Let's write the objective function to match the question but use Replace to make the $\theta_a$ periodic with $\theta_{M+1}=\theta_1$. The objective function is the square of the original function. The square has a minimum of zero where the original function is zero.

objf[a_, M_, A_, B_]:=(A(Sin[θ[a]-θ[a+1]] + Sin[θ[a]-θ[a-1]]) + 
    B(nz[a, M] Sin[θ[a]] - nx[a, M]Cos[θ[a]]))^2 /.θ[x_]->θ[(Mod[x, M]+1)]

Actually, we have $M$ equations to solve, so we need to minimize $M$ quadratics, or, equivalently, minimize their sum.

f = Sum[objf[a, M, A, B], {a, 1, M}];

We repeat the above for the constraints, except we make a list instead of a sum.
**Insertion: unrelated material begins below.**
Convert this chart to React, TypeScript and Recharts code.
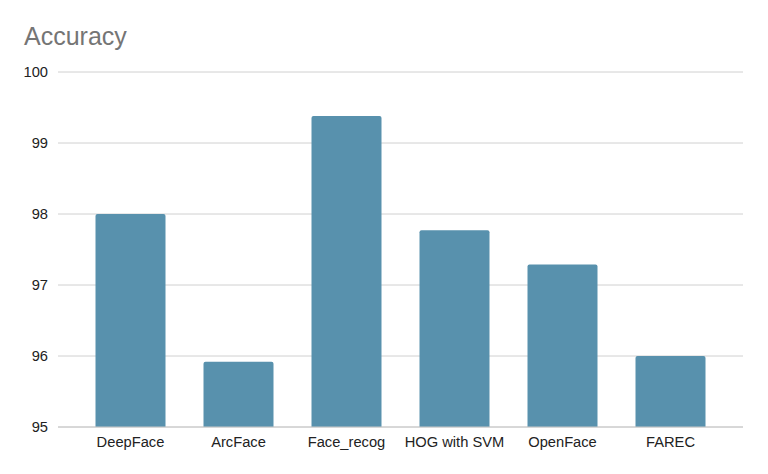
import React from "react";
import { BarChart, Bar, XAxis, YAxis, CartesianGrid } from "recharts";

const categories = ["DeepFace", "ArcFace", "Face_recog", "HOG with SVM", "OpenFace", "FAREC"];
const accuracy = [98.0, 95.92, 99.38, 97.77, 97.29, 96.0];
const yTicks = [95, 96, 97, 98, 99, 100];

const data = categories.map((name, i) => ({ name, accuracy: accuracy[i] }));

const FONT = "'Liberation Sans', Arial, sans-serif";

export default function App() {
  return (
    <div style={{ position: "absolute", left: 0, top: 0, width: 768, height: 474, background: "#fff" }}>
      <div
        style={{
          position: "absolute",
          left: 24,
          top: 23.5,
          fontFamily: FONT,
          fontSize: 25,
          lineHeight: "25px",
          color: "#757575",
          whiteSpace: "nowrap",
        }}
      >
        Accuracy
      </div>
      <BarChart
        width={768}
        height={474}
        data={data}
        margin={{ top: 72, right: 25, bottom: 17, left: 0 }}
      >
        <CartesianGrid vertical={false} stroke="#d0d0d0" strokeWidth={1} />
        <XAxis
          dataKey="name"
          height={30}
          padding={{ left: 18.5, right: 18.5 }}
          tickLine={false}
          tickSize={0}
          tickMargin={10}
          axisLine={{ stroke: "#c8c8c8" }}
          interval={0}
          tick={{ fontFamily: FONT, fontSize: 14.7, fill: "#222" }}
        />
        <YAxis
          width={58}
          domain={[95, 100]}
          ticks={yTicks}
          type="number"
          axisLine={false}
          tickLine={false}
          tickSize={0}
          tickMargin={10}
          tick={{ fontFamily: FONT, fontSize: 14.7, fill: "#222" }}
        />
        <Bar
          dataKey="accuracy"
          fill="#5891ad"
          barSize={70}
          radius={[2, 2, 0, 0]}
          isAnimationActive={false}
        />
      </BarChart>
    </div>
  );
}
constr[a_, M_, A_, B_]:=A(Cos[θ[a]-θ[a+1]] + Cos[θ[a]-θ[a-1]]) + 
       B(nx[a, M] Sin[θ[a]] + nz[a, M]Cos[θ[a]])>0 /.θ[x_]->θ[(Mod[x, M]+1)]

c = Table[constr[a, M, A, B], {a, 1, M}];

Since $\theta_1=\theta_M=0$, our unknowns are $\theta_2, \theta_3, \theta_4, \ldots, \theta_{M-1}$. (Of course, for $M=4$, that's just $\theta_2$ and $\theta_3$.) We put the objective function, constratins, and variables into NMinimize and cross our fingers.

v=Table[θ[a], {a, 2, M-1}];
NMinimize[{f, c}, v]

 {0.255348, {θ[2] -> 4.63221*10^-23, θ[3] -> -0.261482}}

A quick Plot3D confirms this is at least reasonable.